+++ WORKING DATA +++

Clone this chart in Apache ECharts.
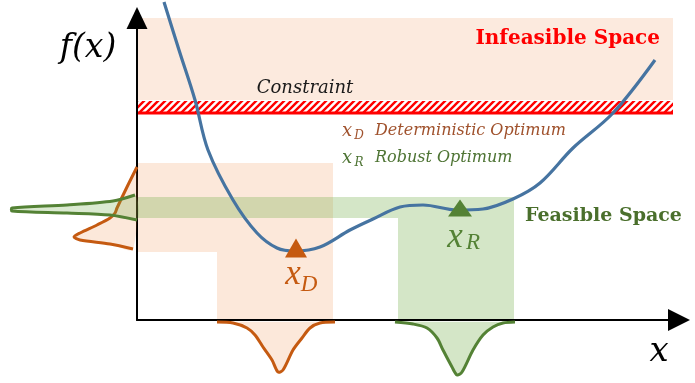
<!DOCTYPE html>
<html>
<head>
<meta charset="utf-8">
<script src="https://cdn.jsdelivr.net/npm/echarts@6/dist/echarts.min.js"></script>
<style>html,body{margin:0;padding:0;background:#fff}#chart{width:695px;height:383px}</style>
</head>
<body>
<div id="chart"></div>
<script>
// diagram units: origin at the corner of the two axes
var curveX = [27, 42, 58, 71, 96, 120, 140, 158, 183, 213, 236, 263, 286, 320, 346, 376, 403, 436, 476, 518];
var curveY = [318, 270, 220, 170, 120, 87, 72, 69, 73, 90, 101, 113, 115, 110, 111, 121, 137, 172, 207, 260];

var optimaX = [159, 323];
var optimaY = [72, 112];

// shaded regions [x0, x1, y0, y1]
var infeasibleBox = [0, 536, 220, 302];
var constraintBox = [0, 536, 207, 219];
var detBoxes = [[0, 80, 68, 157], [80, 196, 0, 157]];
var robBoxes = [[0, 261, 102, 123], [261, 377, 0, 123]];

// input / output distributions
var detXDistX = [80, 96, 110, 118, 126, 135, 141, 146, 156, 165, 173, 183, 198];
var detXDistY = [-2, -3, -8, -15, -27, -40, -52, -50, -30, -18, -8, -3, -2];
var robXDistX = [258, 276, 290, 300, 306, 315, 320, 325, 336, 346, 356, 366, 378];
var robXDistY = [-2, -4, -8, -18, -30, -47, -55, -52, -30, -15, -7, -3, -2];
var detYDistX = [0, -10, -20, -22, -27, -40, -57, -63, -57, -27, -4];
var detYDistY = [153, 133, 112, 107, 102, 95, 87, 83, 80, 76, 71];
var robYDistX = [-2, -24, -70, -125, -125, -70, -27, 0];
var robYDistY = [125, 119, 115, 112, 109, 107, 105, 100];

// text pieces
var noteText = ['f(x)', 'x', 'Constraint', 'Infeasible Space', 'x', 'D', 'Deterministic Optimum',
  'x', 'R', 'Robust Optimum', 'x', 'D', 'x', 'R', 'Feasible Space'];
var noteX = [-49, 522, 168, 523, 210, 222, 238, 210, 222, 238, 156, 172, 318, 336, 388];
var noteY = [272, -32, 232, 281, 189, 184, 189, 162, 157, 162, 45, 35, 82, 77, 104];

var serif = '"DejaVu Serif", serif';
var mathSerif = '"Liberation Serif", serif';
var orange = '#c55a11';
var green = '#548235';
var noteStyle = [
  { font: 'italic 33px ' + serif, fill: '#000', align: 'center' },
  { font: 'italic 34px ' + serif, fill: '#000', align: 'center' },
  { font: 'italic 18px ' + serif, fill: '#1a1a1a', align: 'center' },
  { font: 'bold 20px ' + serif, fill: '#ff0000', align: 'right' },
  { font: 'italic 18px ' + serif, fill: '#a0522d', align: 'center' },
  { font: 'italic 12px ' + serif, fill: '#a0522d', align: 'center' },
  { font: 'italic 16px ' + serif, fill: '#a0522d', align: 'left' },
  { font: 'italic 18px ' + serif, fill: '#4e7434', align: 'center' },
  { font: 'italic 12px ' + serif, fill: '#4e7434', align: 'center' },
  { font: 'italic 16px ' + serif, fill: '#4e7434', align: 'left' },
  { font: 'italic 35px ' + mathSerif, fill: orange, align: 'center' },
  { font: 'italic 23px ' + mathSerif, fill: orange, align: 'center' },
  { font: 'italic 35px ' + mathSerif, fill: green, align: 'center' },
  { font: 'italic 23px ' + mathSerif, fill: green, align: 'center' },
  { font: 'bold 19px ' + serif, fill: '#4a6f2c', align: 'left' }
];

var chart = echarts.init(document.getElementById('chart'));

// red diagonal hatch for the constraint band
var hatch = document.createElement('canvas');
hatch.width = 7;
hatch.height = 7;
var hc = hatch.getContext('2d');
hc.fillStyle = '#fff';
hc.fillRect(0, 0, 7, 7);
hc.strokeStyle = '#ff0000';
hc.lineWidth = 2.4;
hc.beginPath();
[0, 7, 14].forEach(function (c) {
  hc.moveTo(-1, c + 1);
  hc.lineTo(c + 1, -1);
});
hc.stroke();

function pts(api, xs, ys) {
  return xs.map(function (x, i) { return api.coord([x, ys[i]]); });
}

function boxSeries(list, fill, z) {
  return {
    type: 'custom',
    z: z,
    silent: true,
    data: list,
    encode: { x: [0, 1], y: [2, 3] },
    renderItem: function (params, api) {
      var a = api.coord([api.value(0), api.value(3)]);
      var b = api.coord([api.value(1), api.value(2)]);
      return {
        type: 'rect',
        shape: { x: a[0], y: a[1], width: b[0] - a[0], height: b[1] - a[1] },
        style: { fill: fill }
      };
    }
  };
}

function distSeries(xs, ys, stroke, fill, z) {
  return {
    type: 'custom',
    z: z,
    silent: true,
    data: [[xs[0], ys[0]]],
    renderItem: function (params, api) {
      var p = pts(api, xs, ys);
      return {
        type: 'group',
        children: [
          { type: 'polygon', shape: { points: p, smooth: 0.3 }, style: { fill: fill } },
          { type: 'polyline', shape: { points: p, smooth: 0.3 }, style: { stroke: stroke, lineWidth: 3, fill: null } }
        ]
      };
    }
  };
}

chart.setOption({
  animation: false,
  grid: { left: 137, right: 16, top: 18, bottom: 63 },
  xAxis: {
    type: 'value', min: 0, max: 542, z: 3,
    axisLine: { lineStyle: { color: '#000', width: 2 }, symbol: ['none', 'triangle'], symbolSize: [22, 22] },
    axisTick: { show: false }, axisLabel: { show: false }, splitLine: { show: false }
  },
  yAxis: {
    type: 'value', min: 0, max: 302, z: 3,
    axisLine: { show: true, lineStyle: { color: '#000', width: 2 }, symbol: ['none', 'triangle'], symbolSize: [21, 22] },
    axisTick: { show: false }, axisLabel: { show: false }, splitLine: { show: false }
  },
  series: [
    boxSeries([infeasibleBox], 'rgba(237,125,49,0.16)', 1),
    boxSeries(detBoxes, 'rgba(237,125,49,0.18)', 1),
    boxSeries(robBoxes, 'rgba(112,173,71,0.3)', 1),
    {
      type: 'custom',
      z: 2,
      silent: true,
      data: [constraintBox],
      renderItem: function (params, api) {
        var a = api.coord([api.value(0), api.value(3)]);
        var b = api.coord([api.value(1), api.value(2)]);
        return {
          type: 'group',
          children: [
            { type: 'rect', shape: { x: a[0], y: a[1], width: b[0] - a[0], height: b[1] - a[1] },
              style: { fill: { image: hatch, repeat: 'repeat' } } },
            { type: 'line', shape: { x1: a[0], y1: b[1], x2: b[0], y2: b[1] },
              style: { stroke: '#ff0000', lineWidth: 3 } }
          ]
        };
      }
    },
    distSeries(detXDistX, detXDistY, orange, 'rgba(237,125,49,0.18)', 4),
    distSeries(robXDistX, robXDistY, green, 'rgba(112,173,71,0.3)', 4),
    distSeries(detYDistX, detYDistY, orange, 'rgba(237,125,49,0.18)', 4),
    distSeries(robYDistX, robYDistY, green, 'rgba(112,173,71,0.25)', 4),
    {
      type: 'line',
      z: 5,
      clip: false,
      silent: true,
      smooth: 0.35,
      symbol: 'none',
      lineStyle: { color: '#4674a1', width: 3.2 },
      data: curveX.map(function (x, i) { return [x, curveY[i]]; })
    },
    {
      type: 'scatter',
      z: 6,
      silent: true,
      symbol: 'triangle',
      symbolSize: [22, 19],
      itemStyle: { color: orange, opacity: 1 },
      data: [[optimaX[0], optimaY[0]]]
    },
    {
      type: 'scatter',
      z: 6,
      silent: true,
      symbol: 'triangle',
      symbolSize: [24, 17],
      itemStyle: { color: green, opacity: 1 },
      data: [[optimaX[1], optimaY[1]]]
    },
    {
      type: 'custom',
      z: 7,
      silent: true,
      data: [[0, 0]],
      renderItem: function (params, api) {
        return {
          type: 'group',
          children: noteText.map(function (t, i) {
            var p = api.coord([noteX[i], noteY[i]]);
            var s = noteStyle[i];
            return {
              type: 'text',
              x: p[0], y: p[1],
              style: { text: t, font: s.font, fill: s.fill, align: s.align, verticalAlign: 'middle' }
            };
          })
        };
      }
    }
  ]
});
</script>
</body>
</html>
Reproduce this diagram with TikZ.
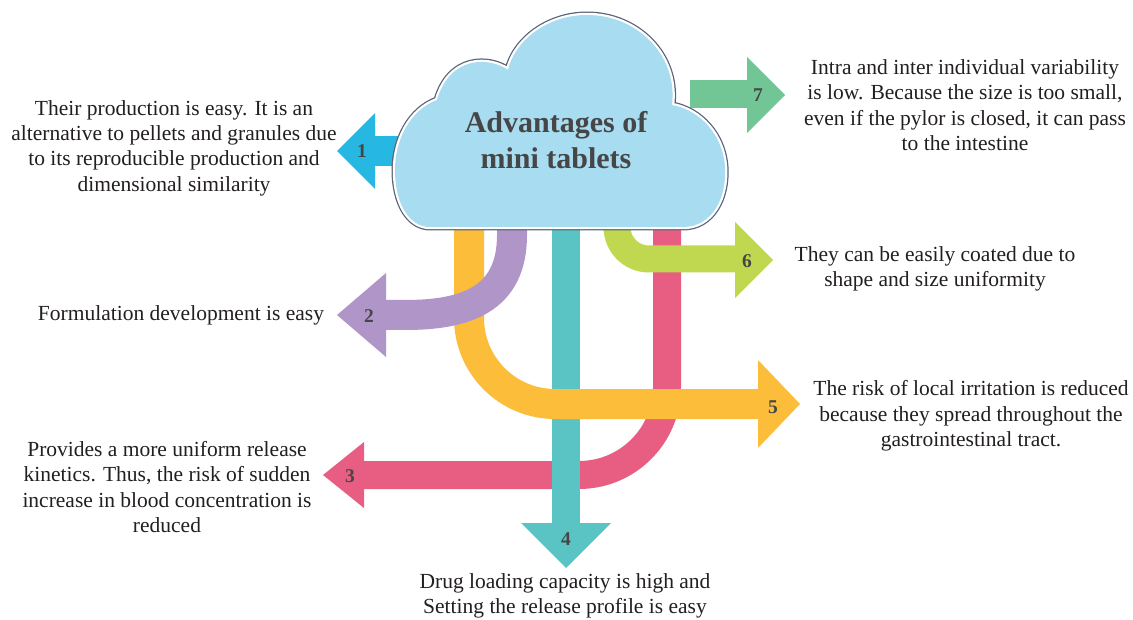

+++

- **WHAT THE TASK ASKS**: Copy, word for word, the entries above from the first line to the line that holds "var robYDistY = [125, 119, 115, 112, 109, 107, 105, 100];". Drop the pictures.

- **IN RESPONSE**:
Clone this chart in Apache ECharts.
<!DOCTYPE html>
<html>
<head>
<meta charset="utf-8">
<script src="https://cdn.jsdelivr.net/npm/echarts@6/dist/echarts.min.js"></script>
<style>html,body{margin:0;padding:0;background:#fff}#chart{width:695px;height:383px}</style>
</head>
<body>
<div id="chart"></div>
<script>
// diagram units: origin at the corner of the two axes
var curveX = [27, 42, 58, 71, 96, 120, 140, 158, 183, 213, 236, 263, 286, 320, 346, 376, 403, 436, 476, 518];
var curveY = [318, 270, 220, 170, 120, 87, 72, 69, 73, 90, 101, 113, 115, 110, 111, 121, 137, 172, 207, 260];

var optimaX = [159, 323];
var optimaY = [72, 112];

// shaded regions [x0, x1, y0, y1]
var infeasibleBox = [0, 536, 220, 302];
var constraintBox = [0, 536, 207, 219];
var detBoxes = [[0, 80, 68, 157], [80, 196, 0, 157]];
var robBoxes = [[0, 261, 102, 123], [261, 377, 0, 123]];

// input / output distributions
var detXDistX = [80, 96, 110, 118, 126, 135, 141, 146, 156, 165, 173, 183, 198];
var detXDistY = [-2, -3, -8, -15, -27, -40, -52, -50, -30, -18, -8, -3, -2];
var robXDistX = [258, 276, 290, 300, 306, 315, 320, 325, 336, 346, 356, 366, 378];
var robXDistY = [-2, -4, -8, -18, -30, -47, -55, -52, -30, -15, -7, -3, -2];
var detYDistX = [0, -10, -20, -22, -27, -40, -57, -63, -57, -27, -4];
var detYDistY = [153, 133, 112, 107, 102, 95, 87, 83, 80, 76, 71];
var robYDistX = [-2, -24, -70, -125, -125, -70, -27, 0];
var robYDistY = [125, 119, 115, 112, 109, 107, 105, 100];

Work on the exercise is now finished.